A proteção de nacionais vítimas de tráfico e contrabando de
pessoas no exterior tem sido uma prioridade da política consular brasileira.
Em um esforço de conscientização de brasileiros que buscam oportunidades
de emprego no exterior, o Itamaraty tem ativa participação no IV Plano Nacional
de Combate ao Tráfico de Pessoas, no âmbito do qual produziu guias on-line
sobre tráfico de pessoas
(https://www.gov.br/mre/pt-br/assuntos/portal-consular/cartilhas/trafico-de-pessoas)
e sobre os perigos específicos das ofertas de emprego no Sudeste Asiático
(https://www.gov.br/mre/pt-br/assuntos/portal-consular/alertas%20e%20noticias/alertas/myanmar-aliciamento-de-brasileiros-contratos-de-trabalho/folheto_orientacao-repatriacao-e-retornados.pdf).
O Portal Consular do Itamaraty
(https://www.gov.br/mre/pt-br/assuntos/portal-consular) alerta sobre o aumento
do número de caso de recrutamento de brasileiros para trabalho em plataformas
digitais de apostas, na Ásia, em condições migratórias e laborais precárias.
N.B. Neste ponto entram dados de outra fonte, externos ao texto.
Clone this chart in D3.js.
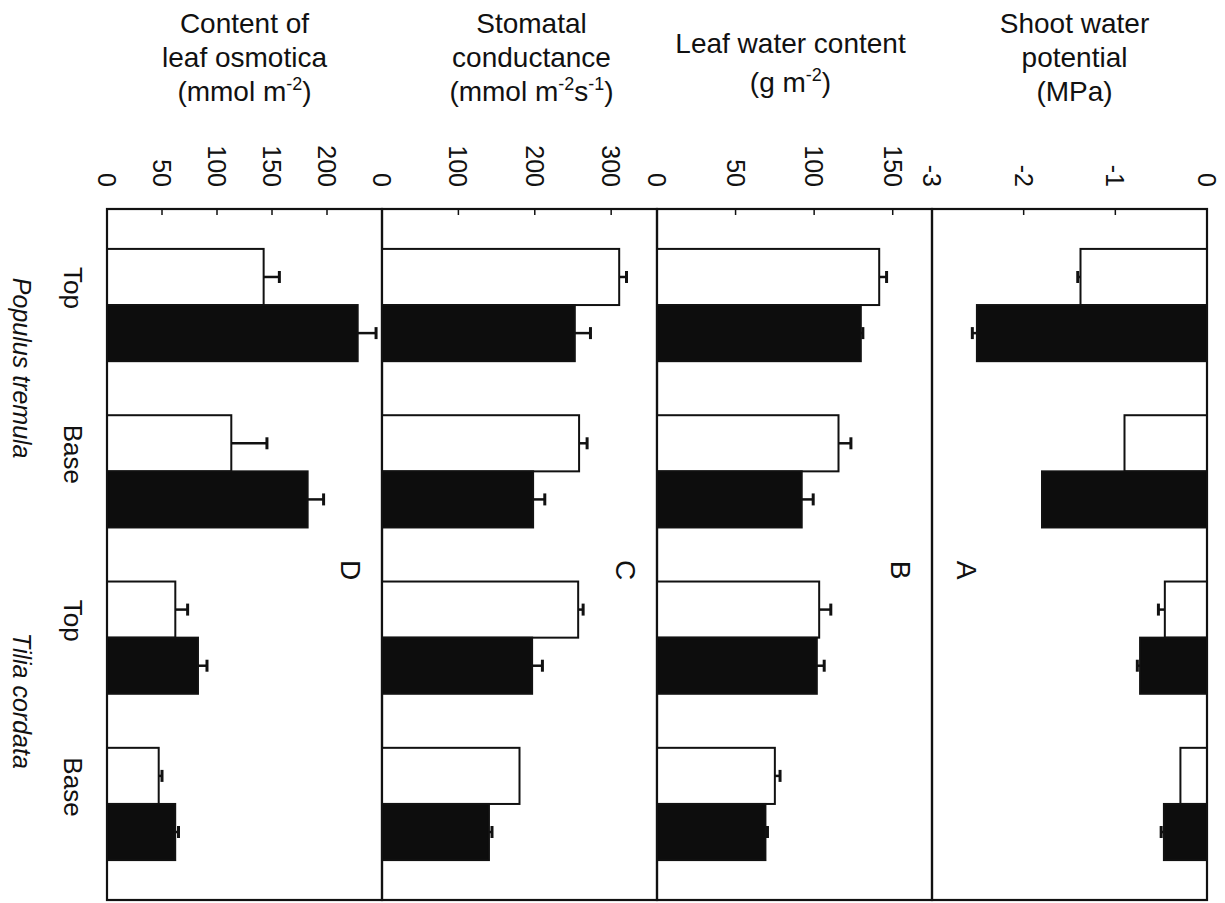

Ademais, o Itamaraty coopera, dentro de suas competências, com as ações do
Ministério da Justiça e Segurança Pública, Ministério Público do Trabalho e
Polícia Federal.
Em atendimento ao direito à privacidade e em observância ao
disposto na Lei de Acesso à Informação e no decreto 7.724/2012, o Ministério
das Relações Exteriores não fornece informações sobre casos individuais de
assistência a cidadãos brasileiros".